Recently, we attended an internet marketing seminar and one of the most powerful things that we heard can be just as easily applied to your relationships! The powerful question that was asked was…
“Is it a Yes or is it a No?”
What does this question mean in regard to your relationships and your life?
To us, it means that every step we take, every choice we make is either a “yes” or a “no.” Whether we realize it or not, our ability to make conscious decisions about every step of the way in our relationships and in our lives will largely determine our happiness.
We are constantly making choices, either consciously or unconsciously, about how we will use our time, who we will be with, and what we will do. All of these decisions positively or negatively affect our happiness. What we sometimes forget is that our failure to make decisions and to, instead, simply react to what is going on around us will also affect our happiness– usually in a negative way.
What happens when we don’t make a definite “yes” or “no” is we get stuck in “maybe” land and others decide how we’ll live our lives for us by default.

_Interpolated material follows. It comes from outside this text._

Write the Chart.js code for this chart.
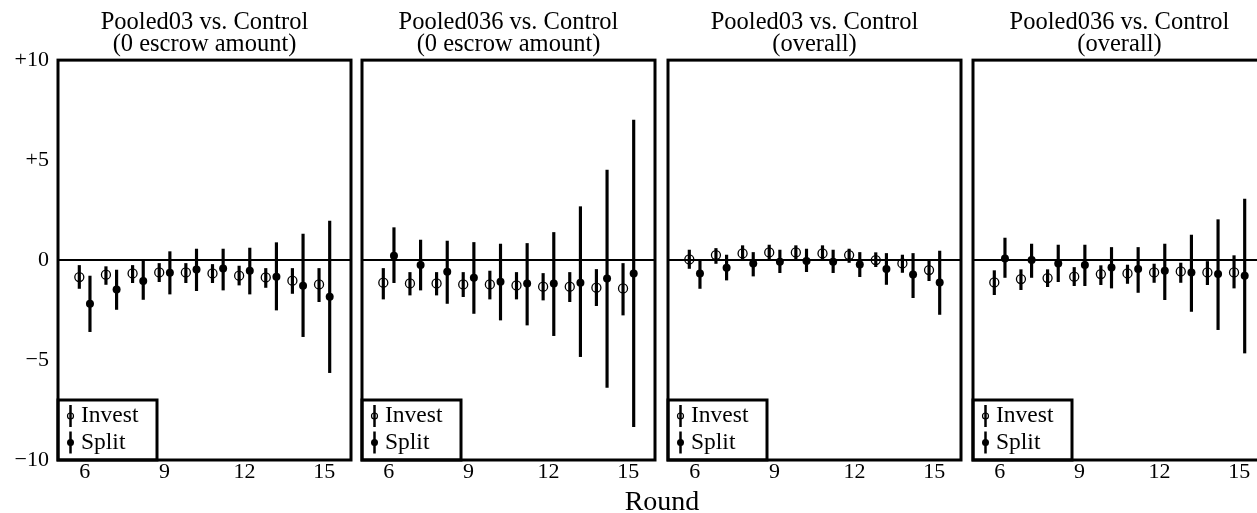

When people get stuck in “maybe” land, they tend to become angry and resentful but, the fact is, they didn’t make a choice. You might not even be aware when you’re living in a confused or wishy-washy way.
Here’s an example of what we’re talking about…

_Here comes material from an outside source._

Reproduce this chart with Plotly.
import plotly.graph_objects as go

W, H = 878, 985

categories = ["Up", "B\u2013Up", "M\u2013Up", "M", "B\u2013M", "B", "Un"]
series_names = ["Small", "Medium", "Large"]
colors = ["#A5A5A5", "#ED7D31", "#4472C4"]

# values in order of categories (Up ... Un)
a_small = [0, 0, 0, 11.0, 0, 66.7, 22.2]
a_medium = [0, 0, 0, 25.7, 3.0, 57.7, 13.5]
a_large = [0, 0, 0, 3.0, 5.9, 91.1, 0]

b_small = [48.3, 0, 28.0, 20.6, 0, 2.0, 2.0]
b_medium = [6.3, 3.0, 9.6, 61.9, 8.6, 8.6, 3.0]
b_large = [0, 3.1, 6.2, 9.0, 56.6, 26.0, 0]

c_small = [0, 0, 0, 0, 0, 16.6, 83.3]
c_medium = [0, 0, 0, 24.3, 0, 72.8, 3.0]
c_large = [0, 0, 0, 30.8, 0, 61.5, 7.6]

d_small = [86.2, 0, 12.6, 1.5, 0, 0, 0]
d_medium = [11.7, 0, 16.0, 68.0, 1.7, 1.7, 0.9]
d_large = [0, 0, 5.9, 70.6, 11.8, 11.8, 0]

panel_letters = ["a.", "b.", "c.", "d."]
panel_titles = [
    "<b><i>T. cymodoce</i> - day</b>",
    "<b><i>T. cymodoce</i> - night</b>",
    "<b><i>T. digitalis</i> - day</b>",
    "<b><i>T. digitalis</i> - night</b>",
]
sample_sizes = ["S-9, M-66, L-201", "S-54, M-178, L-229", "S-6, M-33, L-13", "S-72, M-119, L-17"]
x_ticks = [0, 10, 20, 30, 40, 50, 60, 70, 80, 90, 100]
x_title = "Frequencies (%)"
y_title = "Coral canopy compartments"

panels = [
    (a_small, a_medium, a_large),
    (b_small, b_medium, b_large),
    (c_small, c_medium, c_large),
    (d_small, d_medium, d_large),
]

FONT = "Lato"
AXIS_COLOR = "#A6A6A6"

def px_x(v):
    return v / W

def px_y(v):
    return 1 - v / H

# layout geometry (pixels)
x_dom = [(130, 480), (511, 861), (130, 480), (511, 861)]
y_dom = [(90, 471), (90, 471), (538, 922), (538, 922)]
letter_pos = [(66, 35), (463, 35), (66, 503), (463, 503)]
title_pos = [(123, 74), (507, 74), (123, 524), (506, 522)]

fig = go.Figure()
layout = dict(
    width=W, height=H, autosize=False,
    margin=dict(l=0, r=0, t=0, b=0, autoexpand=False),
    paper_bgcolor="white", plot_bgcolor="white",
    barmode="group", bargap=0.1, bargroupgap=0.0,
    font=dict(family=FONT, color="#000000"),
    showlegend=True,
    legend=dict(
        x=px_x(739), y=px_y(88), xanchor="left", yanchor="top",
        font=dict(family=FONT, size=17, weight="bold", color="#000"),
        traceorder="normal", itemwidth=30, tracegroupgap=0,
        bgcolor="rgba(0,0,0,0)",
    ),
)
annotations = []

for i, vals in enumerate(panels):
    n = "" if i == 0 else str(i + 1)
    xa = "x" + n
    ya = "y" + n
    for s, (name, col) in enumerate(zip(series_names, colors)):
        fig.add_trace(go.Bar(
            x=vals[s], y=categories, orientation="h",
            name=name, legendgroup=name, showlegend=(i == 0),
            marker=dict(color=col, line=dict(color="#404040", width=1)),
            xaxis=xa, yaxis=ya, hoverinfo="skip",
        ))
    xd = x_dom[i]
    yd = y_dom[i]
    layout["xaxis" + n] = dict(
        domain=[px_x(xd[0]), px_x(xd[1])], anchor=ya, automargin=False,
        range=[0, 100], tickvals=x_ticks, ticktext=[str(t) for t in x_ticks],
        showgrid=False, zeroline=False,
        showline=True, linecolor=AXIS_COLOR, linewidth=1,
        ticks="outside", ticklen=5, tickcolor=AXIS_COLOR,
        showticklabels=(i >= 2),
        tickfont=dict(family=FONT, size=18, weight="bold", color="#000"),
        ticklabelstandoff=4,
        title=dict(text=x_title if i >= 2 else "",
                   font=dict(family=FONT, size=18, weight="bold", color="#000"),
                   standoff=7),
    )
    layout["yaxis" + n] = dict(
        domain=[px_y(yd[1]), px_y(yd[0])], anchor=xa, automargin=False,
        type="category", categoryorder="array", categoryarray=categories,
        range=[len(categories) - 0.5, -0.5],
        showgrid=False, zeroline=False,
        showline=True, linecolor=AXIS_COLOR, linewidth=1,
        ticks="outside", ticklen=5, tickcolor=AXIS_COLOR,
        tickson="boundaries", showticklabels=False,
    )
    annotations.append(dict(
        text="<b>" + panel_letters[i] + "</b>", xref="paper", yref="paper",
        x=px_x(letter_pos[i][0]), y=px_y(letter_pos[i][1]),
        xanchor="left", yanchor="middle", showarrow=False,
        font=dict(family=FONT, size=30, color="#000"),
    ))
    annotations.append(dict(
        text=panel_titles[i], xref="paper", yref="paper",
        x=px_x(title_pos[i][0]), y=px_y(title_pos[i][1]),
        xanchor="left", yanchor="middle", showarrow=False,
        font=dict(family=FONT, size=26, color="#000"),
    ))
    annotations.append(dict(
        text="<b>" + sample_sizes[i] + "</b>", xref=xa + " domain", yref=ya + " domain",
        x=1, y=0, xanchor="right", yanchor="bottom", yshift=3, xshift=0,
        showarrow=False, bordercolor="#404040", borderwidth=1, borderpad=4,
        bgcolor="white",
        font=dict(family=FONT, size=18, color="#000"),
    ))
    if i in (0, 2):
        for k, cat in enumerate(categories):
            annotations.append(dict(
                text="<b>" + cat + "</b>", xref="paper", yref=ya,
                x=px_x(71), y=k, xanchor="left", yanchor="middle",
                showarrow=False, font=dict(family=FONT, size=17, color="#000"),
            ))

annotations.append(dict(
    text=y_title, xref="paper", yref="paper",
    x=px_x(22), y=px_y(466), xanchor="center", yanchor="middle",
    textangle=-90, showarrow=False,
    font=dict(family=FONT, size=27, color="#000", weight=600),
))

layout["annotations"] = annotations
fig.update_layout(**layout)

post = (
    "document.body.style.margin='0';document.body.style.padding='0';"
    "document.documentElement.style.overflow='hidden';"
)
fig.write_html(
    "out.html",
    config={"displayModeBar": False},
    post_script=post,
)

Imagine you and your partner or you and a friend decide to go to the local movie theater Friday night. There are several possible choices of movies at your theater and you begin talking about what you’d like to see with your partner or friend.
Imagine that your partner or friend has a strong preference toward one movie and you’d really like to see another but you don’t say anything. You give your partner or friend a weak, “maybe” or “I don’t care” and end up seeing the movie he or she wants to see. Later, you feel resentful and angry because this always seems to happen and you “never get to see the movie that you want to see.”
What you might not acknowledge in a moment like this is that you set yourself up to feel angry and upset because you weren’t completely honest and upfront about your desire to see a different movie.
If you don’t empower yourself and express what you want and don’t want by giving a clear “yes” or “no,” how can you expect to get it?! It’s very important to empower yourself to make conscious choices to create the relationships and life that you want.
A lot of people feel anger and resentment toward others, but what they actually may be feeling is resentment towards themselves for not having the confidence to go for and speak up about what they really want.
So how do you know whether a decision you are faced with is a “yes” or a “no”?
1. When someone asks you to do something or a choice is before you, take a moment to quiet yourself and breathe.
2. Check in with how you are feeling inside.
To practice this, think of a definite “yes” in your life, something you are absolutely certain about. It might be, “I’m a great dancer” or “I’m a good cook” or even “I have green eyes.” When you think of the “yes,” what do you feel inside your body? Where do you feel it?
When there’s a “yes” for Otto, he feels a strength inside himself and a sense of expansion.
Now, think of a definite “no” in your life. What does it feel like in your body?
When there’s a “no” for both of us, there’s a sinking and heaviness in our solar plexus and chest.
Whenever we are are faced with a decision, if we take the time to go within, we can feel whether something is a “yes” or a “no.” By doing this, we bypass the wishy-washy place of being stuck in “maybe.”
This doesn’t just apply to making decisions about which movie to see. We invite you to do this exercise of consciousness on a regular basis about all the things in your life. When you do, you will feel more empowered and, as a result, able to move confidently toward creating the kind of relationships and life that you want.